Escribir sobre la concesión de un Premio Nobel de Literatura con la conciencia tranquila es una forma harto extraña e infrecuente de escribir sobre el premiado. Cuando uno apuesta año tras año por el mismo nombre —como lo haría a un mismo número en la lotería— parece que las probabilidades de que lo gane se multiplican, si bien se trata de una falsa sensación en descargo de una conciencia que sabe que lo más probable es que ese escritor adorado —como tantos otros que lo merecían más que quienes lo ganaron— muera sin recibirlo.
En esta revista llevamos apostando por Jon Fosse desde 2020. En el mes de octubre de aquel año —desde el despecho de que no hubiera ganado— dábamos «nueve razones por las cuales deberías leerlo», y desde entonces no perdimos ocasión de recomendar cada una de sus traducciones al español. Tres años más tarde, la Academia Sueca ha hecho justicia —otros escritores podían merecerlo igual, pero nadie lo merecía más— y conceden el Nobel al escritor noruego por «su prosa innovadora y por dar voz a lo indecible». Entre las razones más importantes de nuestra apuesta continua por la literatura de Fosse exponíamos la rara circunstancia de que su obra es, en nuestros días —con todo lo que «en nuestros días» supone a estos efectos—, el testimonio más importante de la presencia de Dios en la literatura. Su gran aportación narrativa, Septología, puede entenderse —y leerse— como una gran oración: para Fosse escribir es como rezar; leer a Fosse puede ser como rezar; Fosse es católico.

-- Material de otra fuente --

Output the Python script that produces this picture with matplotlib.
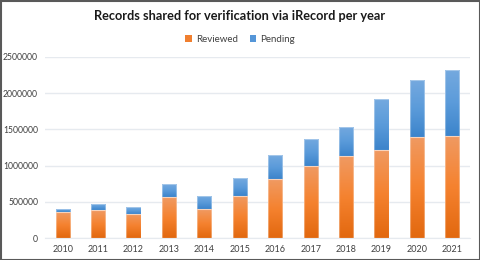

El noruego escribió esta obra tras su conversión al catolicismo en 2012, después de una dura crisis personal y un oscuro periodo marcado por el alcoholismo. La impronta de la fe que ilumina, que da luz para poner verdad en los acontecimientos de la vida está muy presente en su argumento, dando al relato autobiográfico una acepción universal.
Quienes se adentren en la lectura de esta monumental novela en siete partes van a encontrar un vanguardismo acogedor, místico, desembarazado de toda norma de puntuación y marcado por la repetición de sintagmas en un rítmico, pero fluido diálogo interior transido de la reflexión sobre lo artístico, que quiere desentrañar las más íntimas preocupaciones humanas, todas ellas bajo el cobijo de la gran pregunta: el porqué de las cosas que nos sucedieron y nos suceden; una cuestión que sus protagonistas dirigen en última instancia a Dios, al que se entregan para recibir una respuesta y un sentido.
En Trilogía, la mejor puerta de entrada al escritor antes de abordar obras mayores en extensión y complejidad, se hacen presentes en poco más de 200 páginas todas sus cualidades formales, pero también temáticas. Vuelven a destacar las consecuencias de la constitución imperfecta del hombre, el empuje incesante de la tentación y la presencia de un poder redentor llamado amor.
Estos rasgos de forma y de fondo se han equiparado a Samuel Beckett —sin ser el propósito del noruego el absurdo— y a Henrik Ibsen —sin ser la desembocadura de ese diálogo de influencia dramatúrgica la destrucción, sino la redención—. Pero Jon Fosse despliega una voz propia inconfundible e inimitable que dirige hacia los temas que elevan las grandes obras a la categoría de clásicos.